Vediamo or dunque che cosa egli dice a questo proposito. — «L’inazione è il mezzo di mantenersi al governo dello Stato». E il commentatore spiega: «Quando il principe osserva strettamente il precetto che lo esorta al non-operare, non mette fuori soverchio numero di Leggi, e il popolo vive in pace, e gli è affezionato; quando invece l’amministrazione della cosa pubblica, per soverchia attività de’ reggitori, diviene importuna e molesta, allora i popoli prendono in odio il sovrano, e gli si ribellano».1 Il testo poi continua: «Quanto più il sovrano dà fuori leggi, e gride, e ordinazioni, tanto più il popolo cadrà in miseria. Quanto più si darà al popolo mezzi di guadagno, tanto più cresceranno le discordie nello Stato. Quanto più il popolo sarà abile e ingegnoso, tanto più si faranno cose inutili e bizzarre. Quanto più si porterà la legge a conoscenza della gente, tanto più aumenterà in essa il desiderio di rubare.

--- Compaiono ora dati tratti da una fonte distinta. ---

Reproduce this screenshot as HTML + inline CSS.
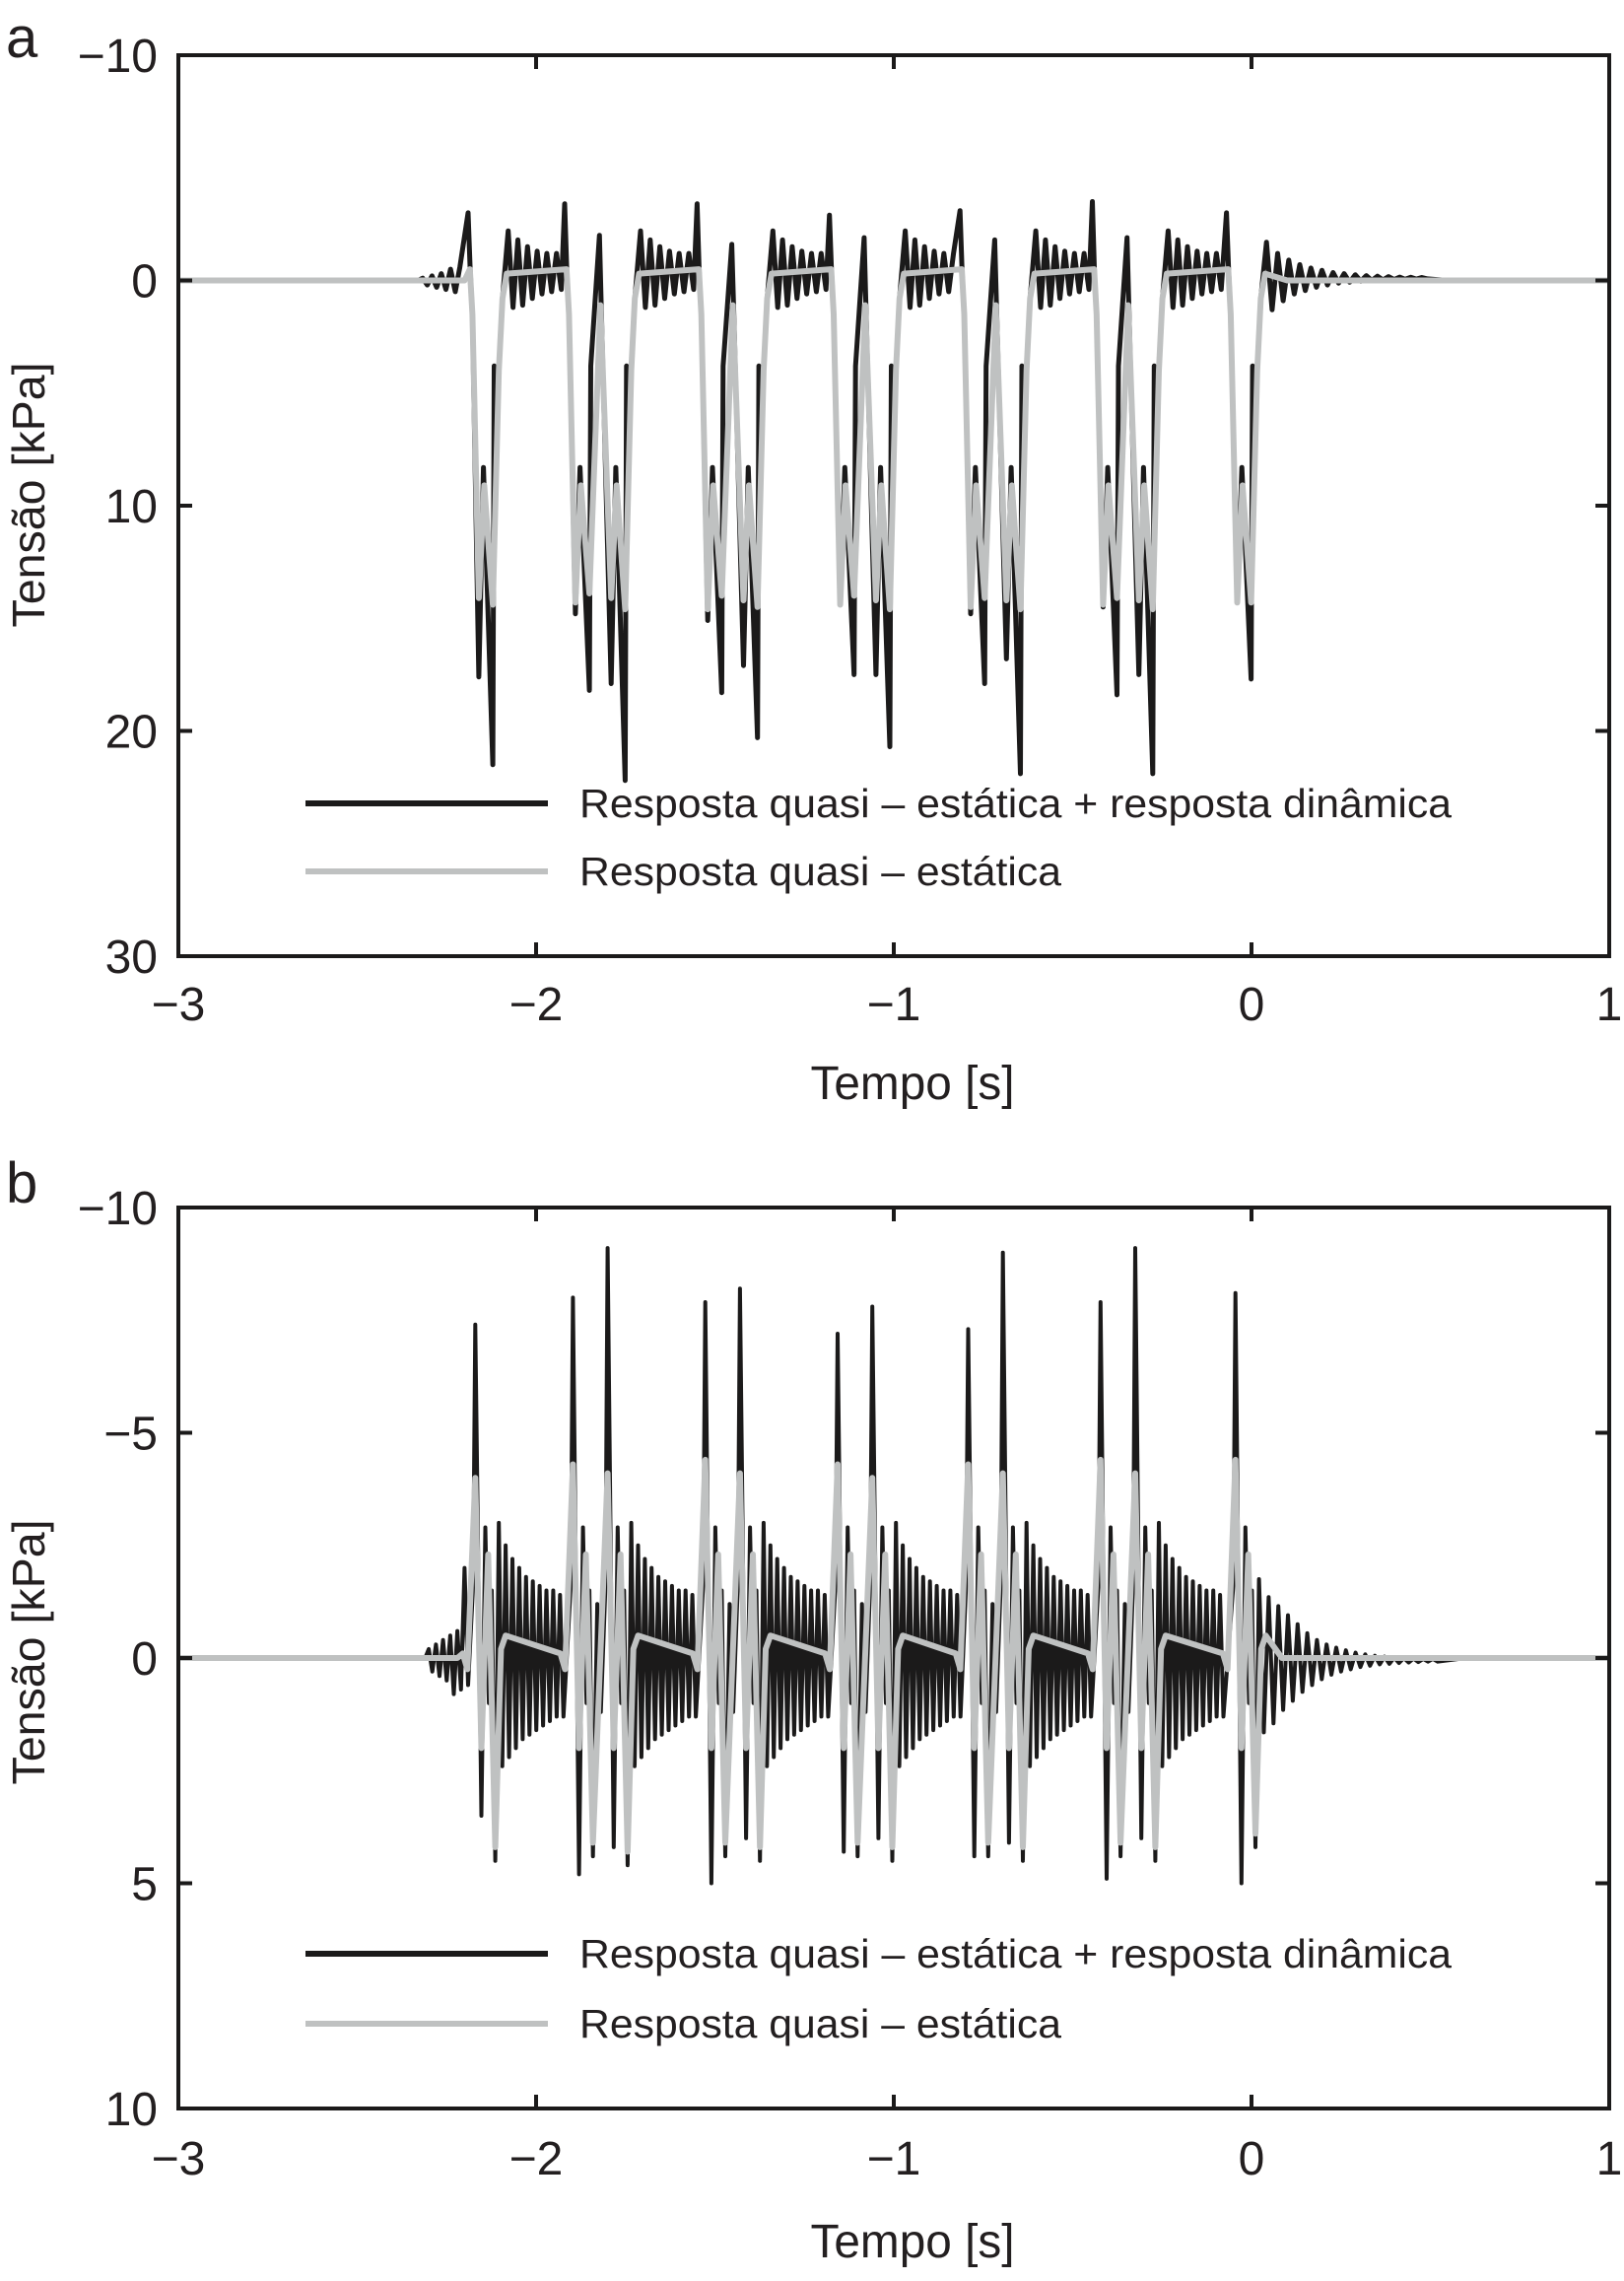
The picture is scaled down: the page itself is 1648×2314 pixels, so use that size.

Per la


  1. Questo stesso concetto è ripetuto anche in altro capitolo. «Quando il governo è amministrato con liberalità e indulgenza, il popolo gode vita quieta e agiata; ma quando l’amministrazione è minuziosa, prolissa e molesta, il popolo impicciato a ogni passo non può nemmeno guadagnarsi onestamente la vita». Ibidem, cap. lviii, commento.